━━━ Exercise inputs

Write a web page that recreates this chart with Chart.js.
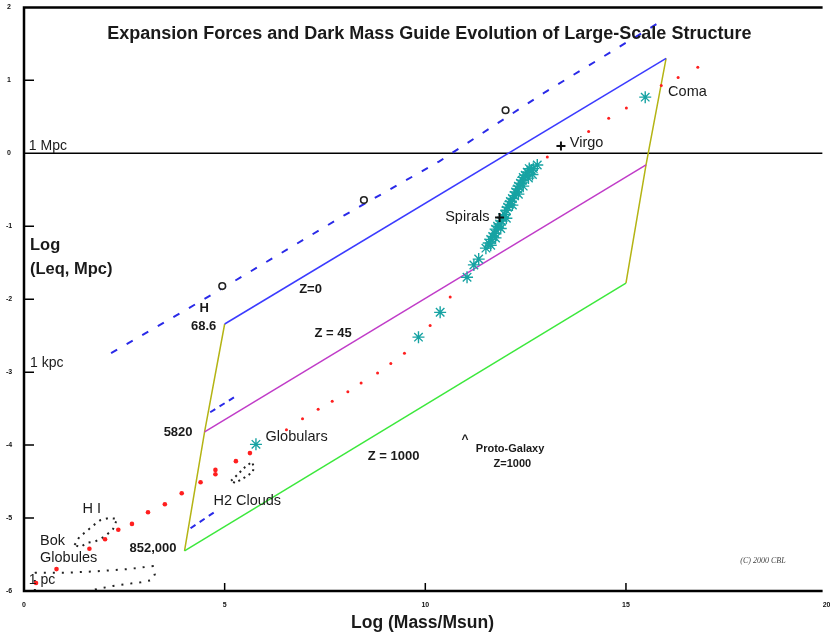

━━━━━━
━━━ Exercise inputs

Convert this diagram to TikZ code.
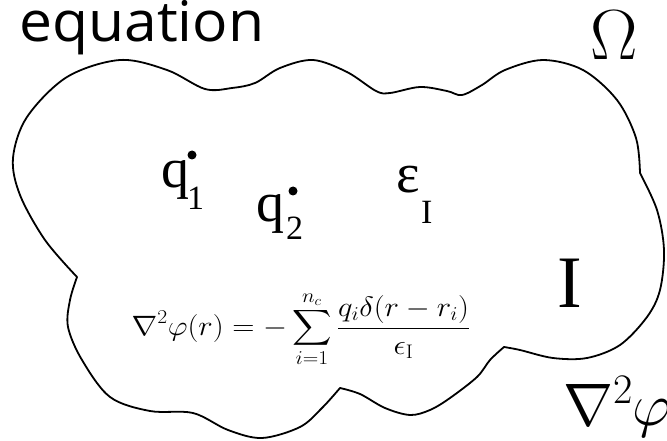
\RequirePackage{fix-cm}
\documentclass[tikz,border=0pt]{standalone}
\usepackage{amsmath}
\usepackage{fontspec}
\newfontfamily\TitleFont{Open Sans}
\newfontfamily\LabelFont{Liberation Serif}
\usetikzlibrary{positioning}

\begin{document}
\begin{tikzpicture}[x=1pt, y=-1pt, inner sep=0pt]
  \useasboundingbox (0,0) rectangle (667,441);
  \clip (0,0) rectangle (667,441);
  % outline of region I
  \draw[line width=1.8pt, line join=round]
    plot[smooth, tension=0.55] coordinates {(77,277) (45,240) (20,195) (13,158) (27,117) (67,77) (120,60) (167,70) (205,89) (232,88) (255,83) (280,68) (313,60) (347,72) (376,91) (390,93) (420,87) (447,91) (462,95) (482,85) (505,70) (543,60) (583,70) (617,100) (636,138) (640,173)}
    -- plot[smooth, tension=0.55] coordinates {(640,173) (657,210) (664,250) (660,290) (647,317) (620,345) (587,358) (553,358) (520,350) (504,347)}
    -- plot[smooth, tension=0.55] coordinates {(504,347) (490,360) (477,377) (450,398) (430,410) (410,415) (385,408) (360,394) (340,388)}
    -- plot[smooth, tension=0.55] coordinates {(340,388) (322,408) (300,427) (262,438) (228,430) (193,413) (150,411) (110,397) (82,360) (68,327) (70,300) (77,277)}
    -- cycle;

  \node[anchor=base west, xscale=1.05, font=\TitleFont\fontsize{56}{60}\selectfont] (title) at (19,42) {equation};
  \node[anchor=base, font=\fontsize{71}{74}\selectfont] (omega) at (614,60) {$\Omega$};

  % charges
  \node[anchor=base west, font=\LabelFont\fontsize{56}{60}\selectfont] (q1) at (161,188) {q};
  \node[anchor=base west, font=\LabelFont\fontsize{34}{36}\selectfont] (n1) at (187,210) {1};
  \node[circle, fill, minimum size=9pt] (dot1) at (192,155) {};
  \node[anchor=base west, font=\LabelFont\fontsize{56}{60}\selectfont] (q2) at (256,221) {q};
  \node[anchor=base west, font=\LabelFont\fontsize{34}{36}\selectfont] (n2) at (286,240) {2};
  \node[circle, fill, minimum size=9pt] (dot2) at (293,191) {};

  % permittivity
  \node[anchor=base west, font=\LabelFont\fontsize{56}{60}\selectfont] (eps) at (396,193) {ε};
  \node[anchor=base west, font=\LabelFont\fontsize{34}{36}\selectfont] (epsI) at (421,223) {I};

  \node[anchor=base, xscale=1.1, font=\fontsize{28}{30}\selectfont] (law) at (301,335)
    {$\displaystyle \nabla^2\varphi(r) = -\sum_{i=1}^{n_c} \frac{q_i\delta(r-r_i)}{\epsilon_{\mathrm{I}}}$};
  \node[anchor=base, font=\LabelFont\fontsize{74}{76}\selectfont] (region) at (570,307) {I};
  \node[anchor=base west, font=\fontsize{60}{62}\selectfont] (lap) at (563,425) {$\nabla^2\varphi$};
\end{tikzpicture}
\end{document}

━━━━━━

What is expected: Write out again exactly the lines above from the one with "Convert this diagram to TikZ code." through the one with "(epsI) at (421,223)", adding no other lines and no pictures.

Final result:
Convert this diagram to TikZ code.
\RequirePackage{fix-cm}
\documentclass[tikz,border=0pt]{standalone}
\usepackage{amsmath}
\usepackage{fontspec}
\newfontfamily\TitleFont{Open Sans}
\newfontfamily\LabelFont{Liberation Serif}
\usetikzlibrary{positioning}

\begin{document}
\begin{tikzpicture}[x=1pt, y=-1pt, inner sep=0pt]
  \useasboundingbox (0,0) rectangle (667,441);
  \clip (0,0) rectangle (667,441);
  % outline of region I
  \draw[line width=1.8pt, line join=round]
    plot[smooth, tension=0.55] coordinates {(77,277) (45,240) (20,195) (13,158) (27,117) (67,77) (120,60) (167,70) (205,89) (232,88) (255,83) (280,68) (313,60) (347,72) (376,91) (390,93) (420,87) (447,91) (462,95) (482,85) (505,70) (543,60) (583,70) (617,100) (636,138) (640,173)}
    -- plot[smooth, tension=0.55] coordinates {(640,173) (657,210) (664,250) (660,290) (647,317) (620,345) (587,358) (553,358) (520,350) (504,347)}
    -- plot[smooth, tension=0.55] coordinates {(504,347) (490,360) (477,377) (450,398) (430,410) (410,415) (385,408) (360,394) (340,388)}
    -- plot[smooth, tension=0.55] coordinates {(340,388) (322,408) (300,427) (262,438) (228,430) (193,413) (150,411) (110,397) (82,360) (68,327) (70,300) (77,277)}
    -- cycle;

  \node[anchor=base west, xscale=1.05, font=\TitleFont\fontsize{56}{60}\selectfont] (title) at (19,42) {equation};
  \node[anchor=base, font=\fontsize{71}{74}\selectfont] (omega) at (614,60) {$\Omega$};

  % charges
  \node[anchor=base west, font=\LabelFont\fontsize{56}{60}\selectfont] (q1) at (161,188) {q};
  \node[anchor=base west, font=\LabelFont\fontsize{34}{36}\selectfont] (n1) at (187,210) {1};
  \node[circle, fill, minimum size=9pt] (dot1) at (192,155) {};
  \node[anchor=base west, font=\LabelFont\fontsize{56}{60}\selectfont] (q2) at (256,221) {q};
  \node[anchor=base west, font=\LabelFont\fontsize{34}{36}\selectfont] (n2) at (286,240) {2};
  \node[circle, fill, minimum size=9pt] (dot2) at (293,191) {};

  % permittivity
  \node[anchor=base west, font=\LabelFont\fontsize{56}{60}\selectfont] (eps) at (396,193) {ε};
  \node[anchor=base west, font=\LabelFont\fontsize{34}{36}\selectfont] (epsI) at (421,223) {I};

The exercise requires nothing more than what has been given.